First of all though, the precision of the potentiometers and resistors is pretty low – about 10%, and indeed when measuring impedance they varied quite a lot from one to the other. This means that if you would ‘open’ the pots fully, the Bela would not register exactly 10v, but different values depending on the knob. Which in turn means that you would not be using the full range if your code would only scale the input with the same value for every knob. In my patch I therefor automatically scale the input CV values with their individual maximum value. It requires a single sweep to the max to set them though, but afterwards the values will be retained. A long press on the second push-button will reset the calibration.

Noise

Secondly, and even more surprising for a electronic engineering noob like me, is that the analog input signal (as digitized by the Bela), is pretty noisy – I’m getting around 1% of fluctuations when the signal itself should be just be of a certain constant voltage. One percent of noise means that if I want to use the input voltage to set e.g. the pitch of a sine wave at semi notes, I would not be able to get to any precision beyond about 100 steps – and probably a bit less. The 128 possible pitch values in 7-bit MIDI suddenly don’t sounds so rediculous anymore! It really brings the message home how precise/noiseless digital values actually are. Much of the code in Pd responds to changes in values, so dealing with a continuous noisy signal requires more CPU than is useful, and will make the program unstable or unpredictable. I therefor add a bit of ‘digitization’ or ‘granularization’, by imposing a maximum of 100 values (i.e.: int(old_value*100)/100).

Smoothing

Finally, I have one very noisy channel. Actually, it’s probably broken somewhere and might need some resoldering to which I am not looking forward. Before I figured his out I did add some useful smoothing to the input to deal with short abrupt changes and noise in the signal. This would also help with reducing noise, assuming that we are not interested in milli-second changes in the input, but CV controlled – and often hand-controlled – changes.

Manual input

I’d often work on the laptop uncoupled from the Bela, and simulated the input CV with manual sliders. I had to try some different ways to not make them interfere with the pots once uploaded onto the Bela, and ended up with a ‘manual’ toggle that is set globally.

Input abstraction

In the end, this is my little Pd ‘abstraction’ for reading the CV input. It scales the output to values that are used in the main patch, and allows for a manual input.
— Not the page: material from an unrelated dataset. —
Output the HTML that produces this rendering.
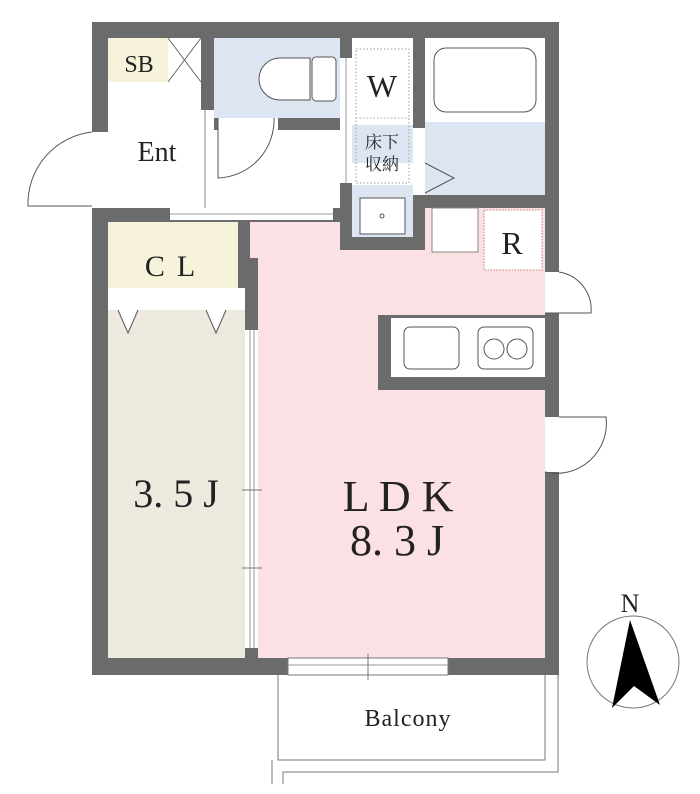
<!DOCTYPE html>
<html><head><meta charset="utf-8"><style>
body{margin:0;background:#fff}
svg{display:block}
text{font-family:"Liberation Serif","Noto Serif CJK SC",serif;fill:#222}
</style></head><body>
<svg width="700" height="794" viewBox="0 0 700 794" xmlns="http://www.w3.org/2000/svg">
<rect x="92" y="22" width="467" height="653" fill="#6b6b6b"/>
<rect x="108" y="38" width="60" height="44" fill="#f6f3da"/>
<rect x="168" y="38" width="33" height="44" fill="#fff"/>
<path d="M168 38 L201 82 M201 38 L168 82" stroke="#666" stroke-width="1"/>
<rect x="108" y="82" width="93" height="126" fill="#fff"/>
<rect x="201" y="130" width="139" height="78" fill="#fff"/>
<rect x="214" y="38" width="126" height="80" fill="#dde5f2"/>
<rect x="218" y="118" width="60" height="12" fill="#fff"/>
<rect x="352" y="38" width="61" height="199" fill="#fff"/>
<rect x="352" y="125" width="61" height="38" fill="#dde5f2"/>
<rect x="352" y="185" width="61" height="52" fill="#dde5f2"/>
<rect x="425" y="38" width="120" height="84" fill="#fff"/>
<rect x="425" y="122" width="120" height="73" fill="#dde5f2"/>
<rect x="108" y="222" width="130" height="66" fill="#f6f3da"/>
<rect x="108" y="288" width="137" height="22" fill="#fff"/>
<rect x="108" y="310" width="137" height="348" fill="#ede9df"/>
<rect x="250" y="222" width="90" height="36" fill="#fbe1e4"/>
<rect x="258" y="250" width="287" height="408" fill="#fbe1e4"/>
<rect x="425" y="208" width="120" height="50" fill="#fbe1e4"/>
<rect x="378" y="315" width="167" height="75" fill="#6b6b6b"/>
<rect x="391" y="318" width="154" height="59" fill="#fff"/>
<rect x="404" y="327" width="55" height="42" rx="6" fill="none" stroke="#555"/>
<rect x="478" y="327" width="55" height="42" rx="6" fill="none" stroke="#555"/>
<circle cx="494" cy="349" r="10" fill="none" stroke="#555"/><circle cx="517" cy="349" r="10" fill="none" stroke="#555"/>
<rect x="432" y="208" width="46" height="44" fill="#fff" stroke="#888"/>
<rect x="484" y="210" width="58" height="60" fill="#fff" stroke="#c77" stroke-dasharray="1.5 1.5"/>
<path d="M310 58 L280 58 A20 20 0 0 0 280 100 L310 100 Z" fill="#fff" stroke="#555"/>
<rect x="312" y="57" width="24" height="44" rx="4" fill="#fff" stroke="#555"/>
<rect x="434" y="48" width="102" height="64" rx="12" fill="#fff" stroke="#555"/>
<path d="M425 163 L454 178 L425 193" fill="none" stroke="#555"/>
<rect x="356" y="49" width="53" height="134" fill="none" stroke="#8a8" stroke-dasharray="1.5 2"/>
<line x1="356" y1="118" x2="409" y2="118" stroke="#aaa" stroke-dasharray="1.5 2"/>
<rect x="360" y="198" width="45" height="36" fill="#fff" stroke="#555"/>
<circle cx="382" cy="216" r="2" fill="none" stroke="#555"/>
<rect x="92" y="132" width="16" height="76" fill="#fff"/>
<rect x="201" y="110" width="13" height="98" fill="#fff"/>
<line x1="205" y1="110" x2="205" y2="208" stroke="#888"/>
<rect x="170" y="208" width="163" height="12" fill="#fff"/>
<line x1="170" y1="214" x2="333" y2="214" stroke="#999"/>
<rect x="340" y="58" width="12" height="125" fill="#fff"/>
<line x1="346" y1="58" x2="346" y2="183" stroke="#999"/>
<rect x="413" y="128" width="12" height="67" fill="#fff"/>
<rect x="245" y="330" width="13" height="318" fill="#fff"/>
<line x1="250" y1="330" x2="250" y2="648" stroke="#999"/><line x1="254" y1="330" x2="254" y2="648" stroke="#999"/>
<line x1="242" y1="490" x2="262" y2="490" stroke="#777"/><line x1="242" y1="568" x2="262" y2="568" stroke="#777"/>
<rect x="288" y="658" width="160" height="17" fill="#fff" stroke="#777"/>
<line x1="288" y1="665" x2="448" y2="665" stroke="#999"/>
<line x1="368" y1="654" x2="368" y2="680" stroke="#777"/>
<rect x="545" y="272" width="14" height="41" fill="#fff"/>
<rect x="545" y="417" width="14" height="55" fill="#fff"/>
<path d="M92 132 A72 72 0 0 0 28 206 L92 206" fill="none" stroke="#555"/>
<path d="M218 118 L218 178 A58 58 0 0 0 274 118" fill="none" stroke="#555"/>
<path d="M559 272 A38 38 0 0 1 591 313 L545 313" fill="none" stroke="#555"/>
<path d="M559 417 L606 417 A50 50 0 0 1 545 472" fill="none" stroke="#555"/>
<path d="M118 310 L128 333 L138 310 M206 310 L216 333 L226 310" fill="#fff" stroke="#555"/>
<path d="M278 675 L278 760 L545 760 L545 675 M558 675 L558 772 L283 772 L283 784" fill="none" stroke="#777"/>
<path d="M272 760 L272 784" stroke="#777"/>
<text x="139" y="72" font-size="24" text-anchor="middle">SB</text>
<text x="157" y="161" font-size="28" text-anchor="middle">Ent</text>
<text x="382" y="97" font-size="32" text-anchor="middle">W</text>
<text x="382" y="148" font-size="17" text-anchor="middle">床下</text>
<text x="382" y="170" font-size="17" text-anchor="middle">収納</text>
<text x="512" y="254" font-size="32" text-anchor="middle">R</text>
<text x="176" y="276" font-size="30" text-anchor="middle" letter-spacing="12">CL</text>
<text x="176" y="507" font-size="40" text-anchor="middle">3. 5 J</text>
<text x="398" y="511" font-size="44" text-anchor="middle">L D K</text>
<text x="397" y="555" font-size="44" text-anchor="middle">8. 3 J</text>
<text x="408" y="726" font-size="24" text-anchor="middle" letter-spacing="1">Balcony</text>
<circle cx="633" cy="662" r="46" fill="none" stroke="#777"/>
<path d="M630 620 L660 705 L634 686 L612 708 Z" fill="#000"/>
<text x="630" y="612" font-size="26" text-anchor="middle">N</text>
</svg>
</body></html>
Pure Data abstraction to smooth, calibrate and range the Pepper CV input

This is then how I use them in the main patch. Note the different min-max ranges that are set for the calibration. Some need to be integer values, for which I add a rounding expression. I guess I could add a flag for this in the abstraction. Also note I have only defined the first 7 analog inputs. I use the last input as a digital in to allow setting the tempo by ‘pinging’ it.

Sequencer

The analog CV inputs control the basic parameters of a random sequencer and simple synthesizer: it creates random, repeating, sequences of and adjustable length, with notes in a user-defined scale, and with a particular offset and range. Just like the seminal Turing machine, one can set the change of a single note changing, creating slowly evolving sequences. I also added random ratcheting, i.e. the retriggering of some notes at an integer multiplication of the clock rate.

Outputs

There are several outputs: clock triggers, the quantized notes at 1V/oct, the triggers including ratcheting, as well as the envelope. Envelope? Yes, an attack-decay envelope of which the ratio between rise and fall can be adjusted with CV. Finally, there is the audio output. On the Left output a sine wave and on the Right a sub-saw one octave lower. Both are enveloped. All together you’ll have quite the little generative synth!

Github and EEGsynth integration

I’ve not yet connected it with e.g. an OSC coupling and an EEGsynth patch. That would be partly the point, but since it isn’t there yet, I’ve added the patch to a separate repository for Bela here. Once I’ve used it in some kind of recording I will add it all to the EEGsynth repository.

I hope to be able to connect with some more Bela Pepper users, as there is not that much around yet – although it can all be easy adapter to Pepper. Still, I am curious to see what the Eurorack community comes up with.